Townsend, now 35, was home in Dublin watching it all on TV. An up-and-coming stage and film actor, he'd just had his first good part in the zany comedy "Shooting Fish" and was about to get an even better one -- the title role in "About Adam" (2000), a morally incorrect morality tale about a charismatic guy who is irresistibly seductive to all three sisters of a close-knit family -- plus their mother and brother.

For "Battle in Seattle," Townsend's directorial debut, he was inspired by Haskell Wexler's "Medium Cool" (1969), deciding to integrate archival news footage with a fictional narrative -- and to cast well-known actors: Andre Benjamin turns in a particularly fine performance as a veteran organizer who works hard to keep the protests peaceful. Ray Liotta as the Seattle mayor tries equally hard, but fails, to keep peace. Caught in the middle are riot cop Woody Harrelson and his pregnant wife, Charlize Theron, who is blithely shopping at an upscale baby boutique when it is suddenly, violently attacked -- the film's first big shocking moment.

"She's in that nice baby store when that window shatters," says Townsend. "I wanted her and the audience to feel that chaos." Outside, desperately trying to get home, she runs into tear gas and, in the confusion, gets hit in her stomach, with tragic results.

(Inside Dope No. 1: There was a woman who had a miscarriage and later won some money in a class-action suit, but she wasn't a cop's wife.

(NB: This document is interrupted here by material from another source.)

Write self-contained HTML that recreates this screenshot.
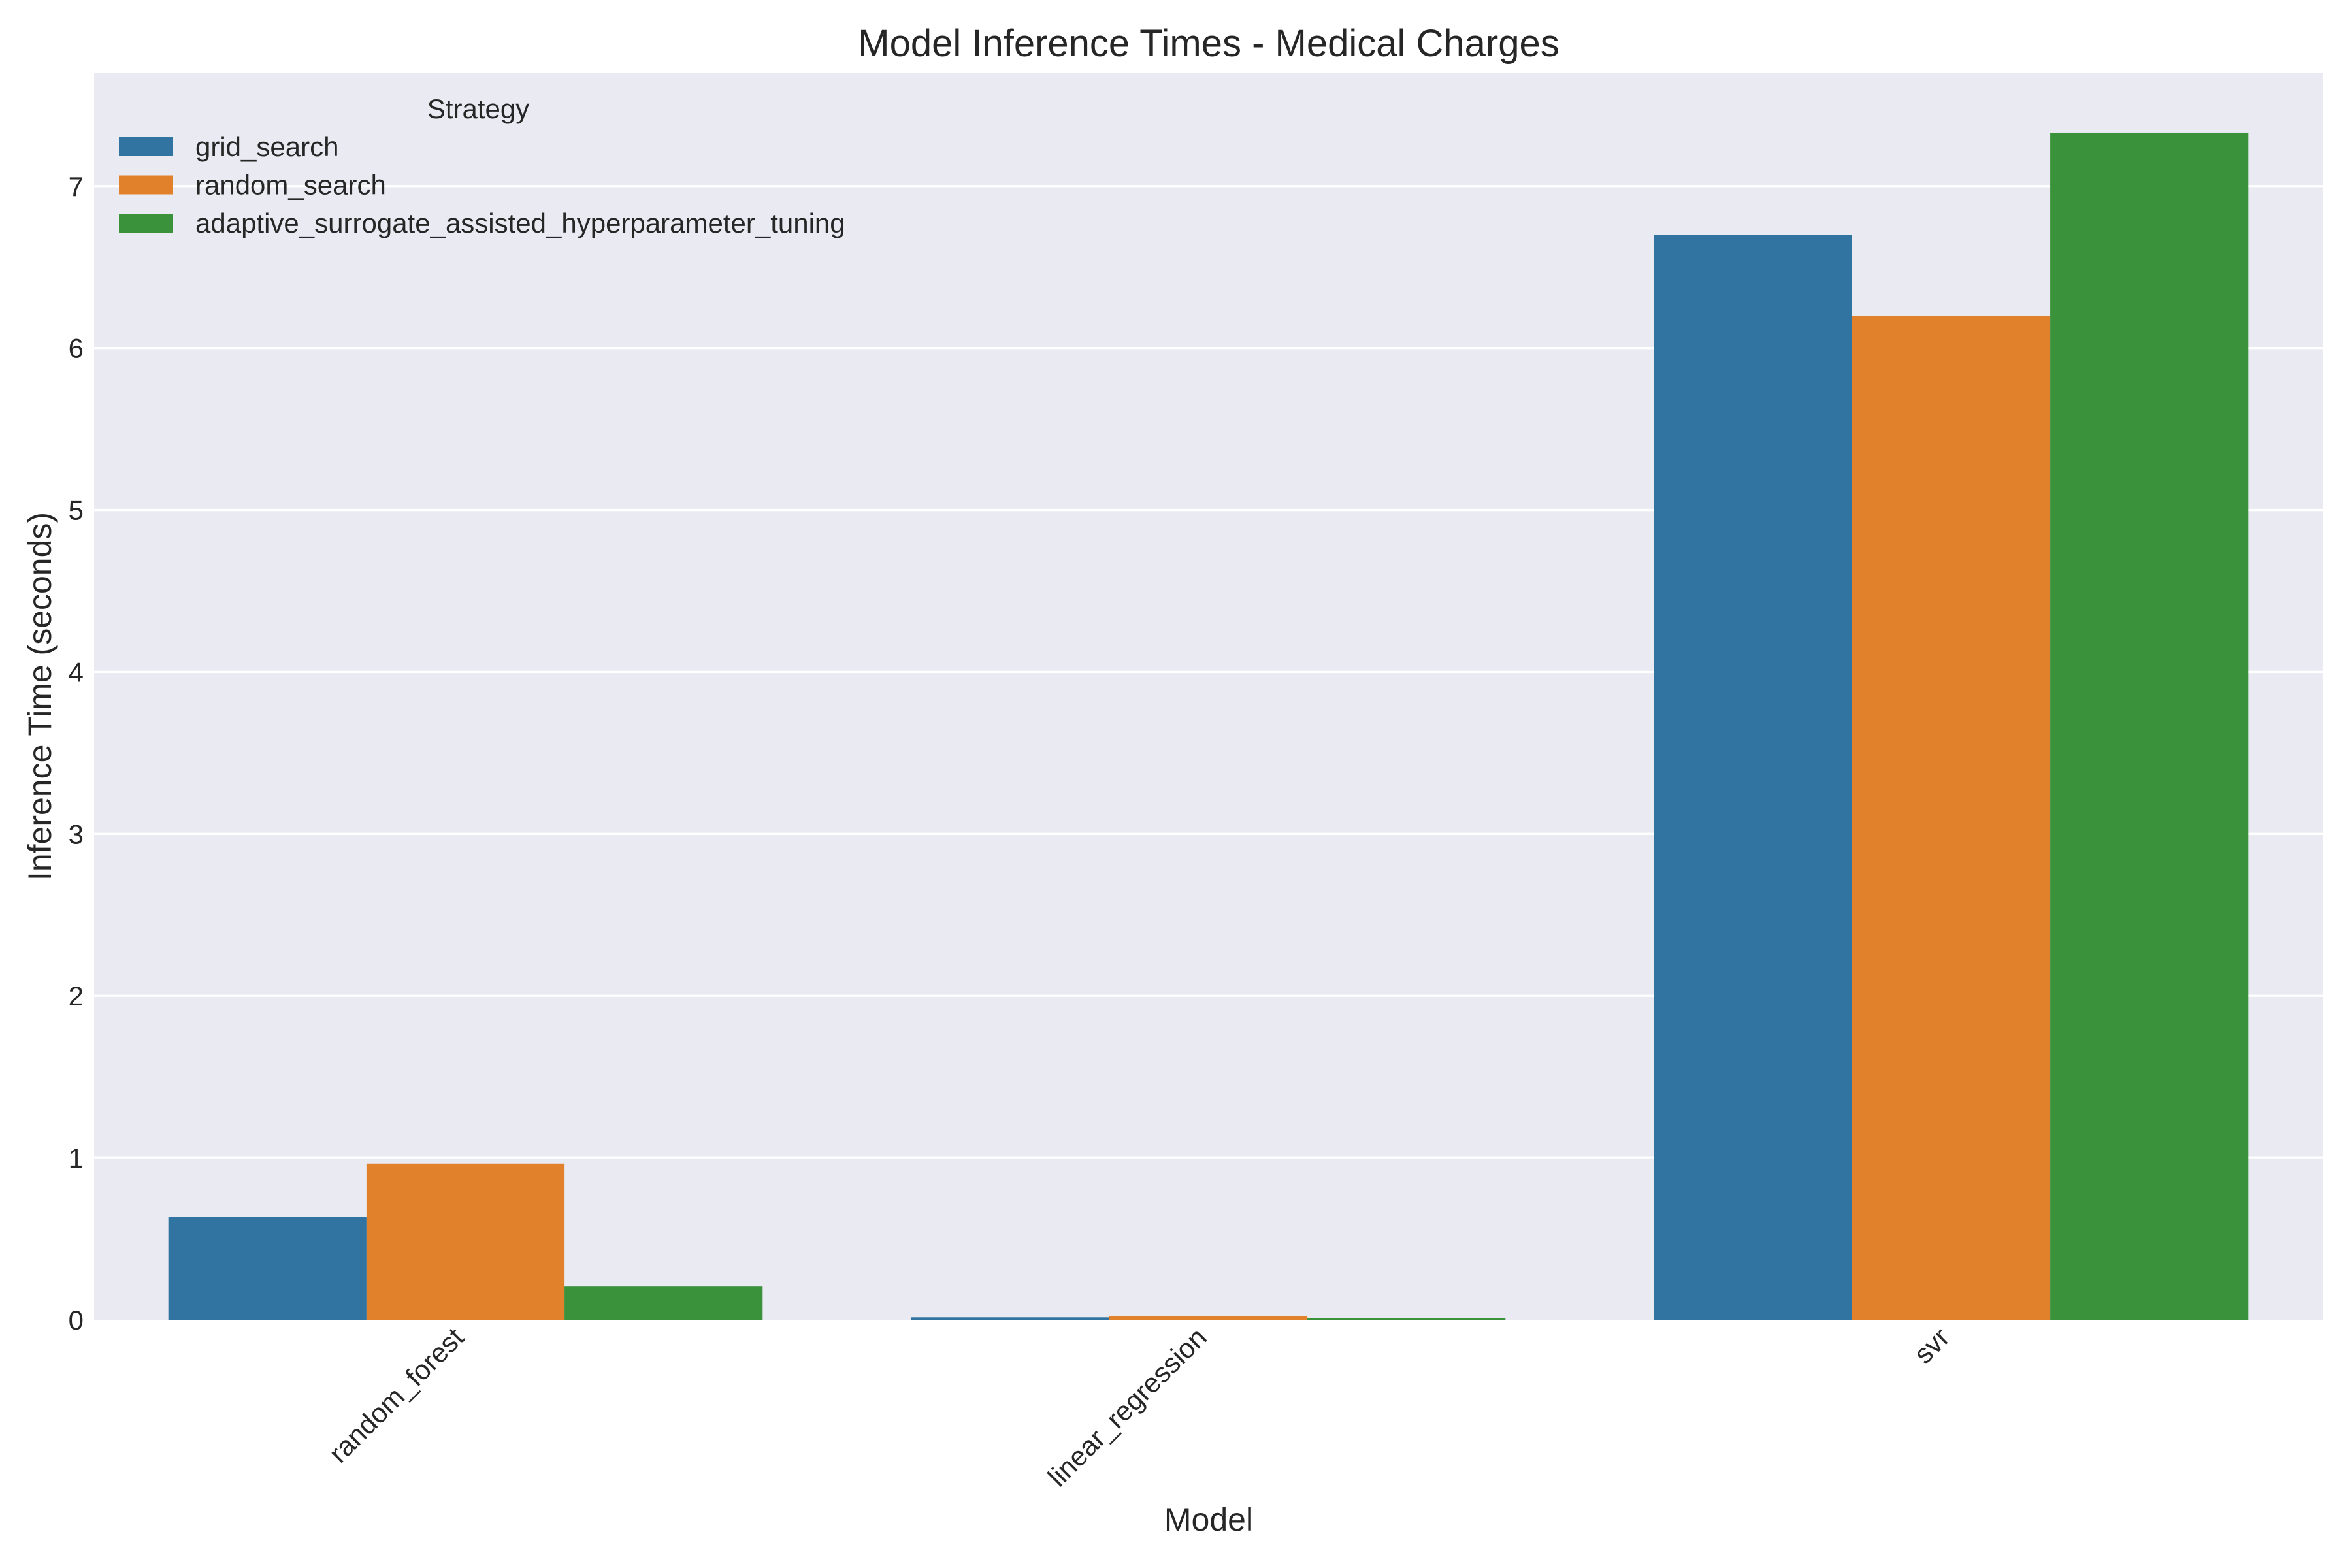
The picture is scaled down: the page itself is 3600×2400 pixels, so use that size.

Inside Dope No. 2: Theron is Townsend's real-life romantic partner.)

"The cops were unprepared, hadn't had proper sleep, overhyped by their superiors -- they weren't the villains," Townsend says. "It's the 'untouchables' -- the faceless CEO bunch. Where is the outrage? The shock buries the outrage."

On the positive side, the Seattle events helped forge a new green-blue alliance, freshly aware of the connection between jobs and environment. Governments learned something, too: thenceforth, to cordon off huge areas and keep protesters far away in oxymoronic "free-speech zones" -- so they wouldn't be seen, let alone heard.

"The film is about people standing together and actually shutting down this organization there," Townsend concludes. "The media and the whole world were watching. It's about speaking truth to power."

Any reaction to the film from Seattle's two big bananas -- Bill Gates and his counterpart at Starbucks?

"None so far," says Townsend, Irish eyes smiling. "It probably won't be high on their Netflix lists."